Pre-existing conditions are health problems like asthma, diabetes, or cancer and, at last count, affect over 52 million non-elderly American adults. Some of these Americans have jobs with health care benefits, but many don’t.
Democratic Senate candidates in battleground states are placing their final bets on public support for covering people with pre-existing conditions: in Missouri, Claire McCaskill has re-christened her campaign, “your health care, your vote” and Bill Nelson in Florida and Joe Manchin in West Virginia are following suit.
Half of TV ads in congressional races discuss healthcare and that the midterms now “are officially about health care.”
In an October 13 article, the Charleston Gazette-Mail mused, “Ask Sen. Joe Manchin, D-W.Va., about almost anything, and his answer sidles over to ‘pre-existing conditions.’ ” In Florida, Nelson’s attacks on his Republican opponent are highlighting his opponent’s opposition to the Affordable Care Act (ACA) and its protections for people with pre-existing conditions.
Overall, the Democrats' Senate campaign committee’s betting on it. Wesleyan Media Project says half of TV ads in congressional races discuss healthcare and that the midterms now “are officially about health care.”
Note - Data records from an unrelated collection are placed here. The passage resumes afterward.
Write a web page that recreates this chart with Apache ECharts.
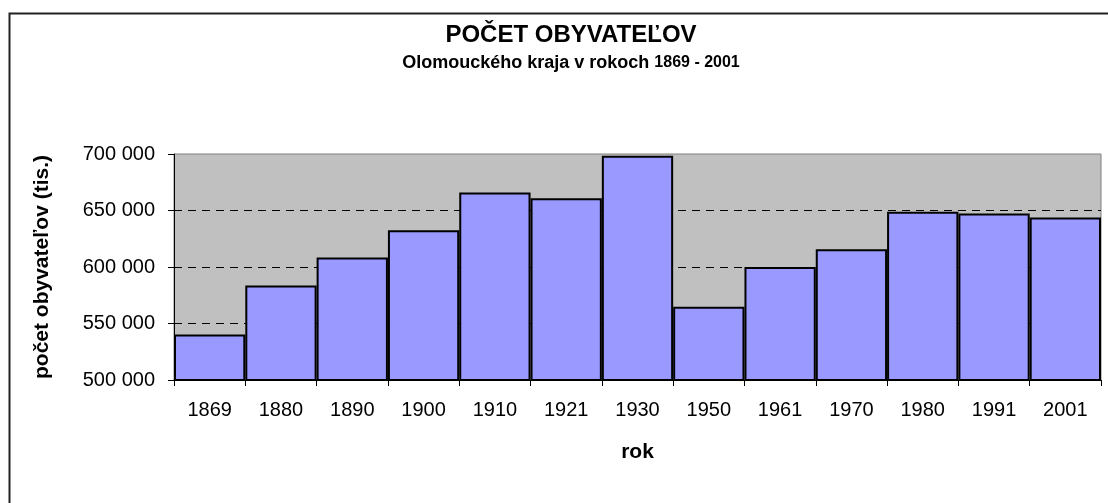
<!DOCTYPE html>
<html>
<head>
<meta charset="utf-8">
<script src="https://cdn.jsdelivr.net/npm/echarts@6/dist/echarts.min.js"></script>
<style>
  html, body { margin: 0; padding: 0; background: #ffffff; }
  #chart { width: 1108px; height: 503px; }
</style>
</head>
<body>
<div id="chart"></div>
<script>
// roky sčítania
const years = ['1869', '1880', '1890', '1900', '1910', '1921', '1930', '1950', '1961', '1970', '1980', '1991', '2001'];
// počet obyvateľov (odčítané z grafu)
const population = [540300, 583600, 608500, 632600, 665900, 660900, 698400, 564900, 600100, 615600, 648800, 647300, 643800];
// os y
const yMin = 500000;
const yMax = 700000;
const yStep = 50000;

const font = 'Liberation Sans, Arial, sans-serif';

const chart = echarts.init(document.getElementById('chart'));

const option = {
  backgroundColor: '#ffffff',
  animation: false,
  textStyle: { fontFamily: font },
  title: [
    {
      text: 'POČET OBYVATEĽOV',
      left: 566,
      textAlign: 'center',
      top: 18,
      textStyle: { fontFamily: font, fontSize: 24, fontWeight: 'bold', color: '#000' }
    },
    {
      // čísla rokov sú v podnadpise menším písmom
      text: '{a|Olomouckého kraja v rokoch }{b|1869 - 2001}',
      left: 566,
      textAlign: 'center',
      top: 49,
      textStyle: {
        fontFamily: font,
        rich: {
          a: { fontFamily: font, fontSize: 18, fontWeight: 'bold', color: '#000' },
          b: { fontFamily: font, fontSize: 16, fontWeight: 'bold', color: '#000' }
        }
      }
    }
  ],
  grid: {
    left: 174,
    right: 7,
    top: 154,
    bottom: 123,
    show: true,
    backgroundColor: '#C0C0C0',
    borderColor: '#808080',
    borderWidth: 1
  },
  // rámček okolo celého grafu
  graphic: [{
    type: 'rect',
    left: 7,
    top: 11,
    shape: { width: 1200, height: 600 },
    style: { fill: 'none', stroke: '#222', lineWidth: 2 },
    silent: true
  }],
  xAxis: {
    type: 'category',
    data: years,
    name: 'rok',
    nameLocation: 'middle',
    nameGap: 62,
    nameTextStyle: { fontFamily: font, fontSize: 21, fontWeight: 'bold', color: '#000' },
    axisLine: { lineStyle: { color: '#000', width: 1 } },
    axisTick: { show: true, length: 6, lineStyle: { color: '#000' } },
    axisLabel: { fontFamily: font, fontSize: 20, color: '#000', margin: 20 },
    splitLine: { show: false }
  },
  yAxis: {
    type: 'value',
    min: yMin,
    max: yMax,
    interval: yStep,
    name: 'počet obyvateľov (tis.)',
    nameLocation: 'middle',
    nameGap: 121,
    nameTextStyle: { fontFamily: font, fontSize: 21, fontWeight: 'bold', color: '#000' },
    axisLine: { show: true, lineStyle: { color: '#000', width: 1 } },
    axisTick: { show: true, length: 6, lineStyle: { color: '#000' } },
    axisLabel: {
      fontFamily: font,
      fontSize: 20,
      color: '#000',
      margin: 19,
      formatter: v => String(v).replace(/\B(?=(\d{3})+(?!\d))/g, ' ')
    },
    splitLine: {
      show: true,
      showMinLine: false,
      showMaxLine: false,
      lineStyle: { color: '#000', type: [8, 6], width: 1 }
    }
  },
  series: [{
    type: 'bar',
    data: population,
    barWidth: '100%',
    barCategoryGap: '0%',
    itemStyle: { color: '#9999FF', borderColor: '#000', borderWidth: 2 }
  }]
};

chart.setOption(option);
</script>
</body>
</html>
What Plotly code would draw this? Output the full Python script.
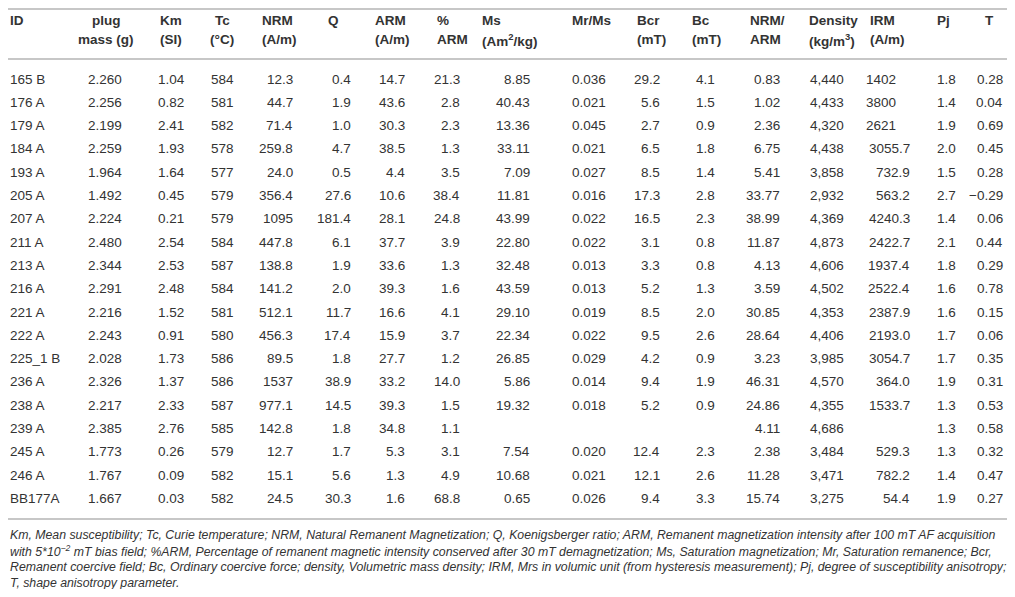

But keeping a promise to treat all non-elderly Americans who have pre-existing conditions is expensive. To make good on a promise to cover all Americans with pre-existing conditions, a politician needs a plan that would raise enough money to pay for it.
One such plan already exists; it’s called the Affordable Care Act, also known as Obamacare. The ACA used federal dollars to pay for treating pre-existing conditions with a huge expansion of Medicaid; it also mandated people without pre-existing conditions to buy medical insurance, putting more money into the pool needed to pay for treating pre-existing conditions. With that plan, millions of Americans with pre-existing conditions got coverage. This is the plan that Republicans have fought tooth and nail, attempting to repeal or undermine it about seventy times.
To make good on a promise to cover all Americans with pre-existing conditions, a politician needs a plan—and one such plan already exists.
Republicans who say they’re for covering people with pre-existing conditions point to two Congressional bills that they say would accomplish this. One is a House of Representatives resolution. As it’s only a vague resolution to try passing a bill protecting coverage for pre-existing conditions if a now-pending lawsuit brought by Republican attorneys general succeeds, it has no force of law and would protect no one; it therefore would cost nothing.
The other is a Senate bill with a huge “exclusions” loophole, that allows insurance companies to still deny coverage to people with pre-existing conditions. In his statement on the bill, the bill’s author gives no indication of how he’d get the funds to pay treating pre-existing conditions.
In fact, neither the resolution nor the bill raises the money needed to treat pre-existing conditions.
There's no free lunch when it comes to covering people with pre-existing conditions. One way or another, we’ve all got to chip in or it won’t happen. And we can only believe candidates’ promises on this subject when they say where they’d get the money to pay for them. The Democrats have an answer to that question; Republicans have none.